Modeling of RC Moment Frame Retrofit with Mortar Walls Reinforced with Steel Wire Mesh

Abstract

Current construction codes require detailed analyses for structural retrofitting, which must consider performance during seismic events. Therefore, the computational models used to evaluate existing infrastructure require nonlinear structural analysis and damage estimates. For structural retrofitting, nonlinear computational modeling must represent the connectivity between existing and new elements. This study proposes recommendations on structural modeling based on fiber elements to represent reinforced concrete (RC) moment frames retrofitted with mortar walls reinforced with steel wire mesh. For this purpose, capacity curves of moment frames retrofitted with mortar walls were calculated by hand with the Bernoulli–Euler beam theory, moment–curvature analyses, and a plastic hinge model.
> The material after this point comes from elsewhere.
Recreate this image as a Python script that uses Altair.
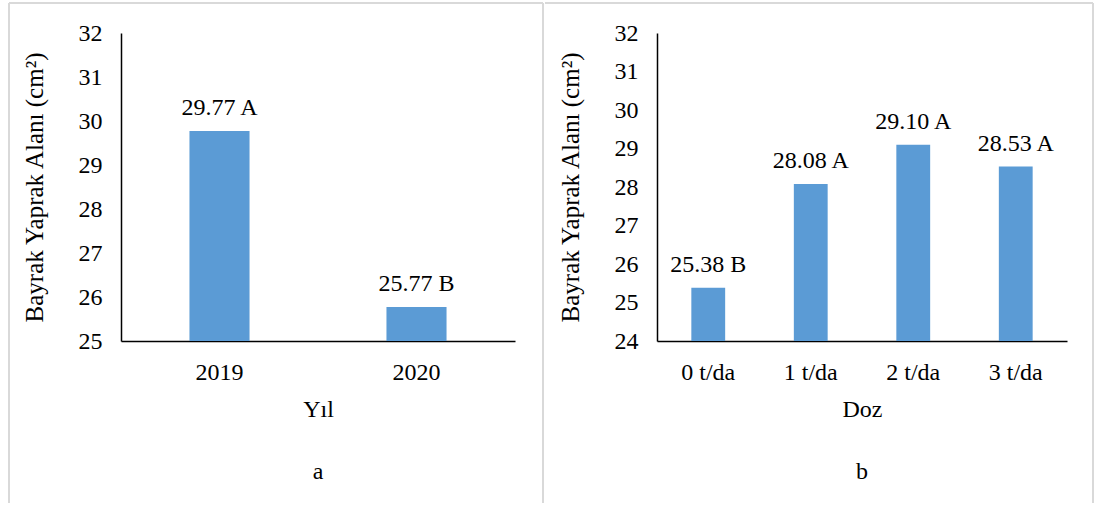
import altair as alt
import pandas as pd

# Flag leaf area means by year and by dose, with significance groups
years = ["2019", "2020"]
year_means = [29.77, 25.77]
year_groups = ["A", "B"]

doses = ["0 t/da", "1 t/da", "2 t/da", "3 t/da"]
dose_means = [25.38, 28.08, 29.10, 28.53]
dose_groups = ["B", "A", "A", "A"]

FONT = "Liberation Serif"
FS = 24
BAR = "#5B9BD5"
FRAME = "#D9D9D9"
Y_TITLE = "Bayrak Yaprak Alanı (cm²)"


def make_df(cats, means, groups):
    return pd.DataFrame({
        "cat": cats,
        "value": means,
        "label": [f"{m:.2f} {g}" for m, g in zip(means, groups)],
    })


def frame_rule(**enc):
    return alt.Chart(pd.DataFrame({"k": [0]})).mark_rule(
        color=FRAME, strokeWidth=2
    ).encode(**enc)


def panel(df, cats, x_title, y_min, y_max, width, height, pad_inner,
          caption, frame_layers):
    x = alt.X(
        "cat:N", sort=cats, title=x_title,
        scale=alt.Scale(paddingInner=pad_inner, paddingOuter=pad_inner / 2),
        axis=alt.Axis(labelAngle=0, ticks=False, tickSize=0, labelPadding=19,
                      titlePadding=13, domainColor="black", domainWidth=1.5,
                      labelFont=FONT, titleFont=FONT, labelFontSize=FS,
                      titleFontSize=FS, labelColor="black",
                      titleColor="black", titleFontWeight="normal"),
    )
    y = alt.Y(
        "value:Q", title=Y_TITLE,
        scale=alt.Scale(domain=[y_min, y_max], nice=False, zero=False),
        axis=alt.Axis(values=list(range(y_min, y_max + 1)), grid=False,
                      ticks=False, tickSize=0, labelPadding=19,
                      labelOverlap=False, titlePadding=31,
                      domainColor="black", domainWidth=1.5,
                      labelFont=FONT, titleFont=FONT, labelFontSize=FS,
                      titleFontSize=25, labelColor="black",
                      titleColor="black", titleFontWeight="normal"),
    )
    base = alt.Chart(df).encode(x=x, y=y)
    bars = base.mark_bar(color=BAR).encode(y2=alt.datum(y_min))
    labels = base.mark_text(
        font=FONT, fontSize=FS, baseline="alphabetic", dy=-16, color="black"
    ).encode(text="label:N")
    cap = alt.Chart(pd.DataFrame({"k": [0]})).mark_text(
        font=FONT, fontSize=FS, color="black"
    ).encode(x=alt.value(width / 2), y=alt.value(439), text=alt.value(caption))
    return alt.layer(*frame_layers, bars, labels, cap).properties(
        width=width, height=height
    )


left_frames = [
    frame_rule(x=alt.value(-112), y=alt.value(-30), y2=alt.value(470)),
    frame_rule(x=alt.value(-112), x2=alt.value(422), y=alt.value(-30)),
    frame_rule(x=alt.value(422), y=alt.value(-30), y2=alt.value(470)),
]
right_frames = [
    frame_rule(x=alt.value(-112), x2=alt.value(436), y=alt.value(-30)),
    frame_rule(x=alt.value(436), y=alt.value(-30), y2=alt.value(470)),
]

left = panel(make_df(years, year_means, year_groups), years, "Yıl",
             25, 32, 394, 308, 0.695, "a", left_frames)
right = panel(make_df(doses, dose_means, dose_groups), doses, "Doz",
              24, 32, 410, 308, 0.67, "b", right_frames)

chart = alt.hconcat(left, right, spacing=0).properties(
    padding={"left": 8, "top": 2, "right": 0, "bottom": 0}
).configure(font=FONT).configure_view(strokeOpacity=0)

chart.save("out.html", embed_options={"renderer": "svg", "actions": False})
Then, these capacity curves were used to calibrate the connectivity and constraint conditions in fiber models between the existing frame and the new wall required to capture the performance of the retrofitted structure. The study found that, for a single wall connected with top and bottom frame border elements, the capacity curves from fiber models underestimate stiffness, maximum strength, and residual strength. These estimation issues are reduced by including intermediate connectivity nodes between the top and bottom frame where rigid link constraints connect the existing frame with the new wall.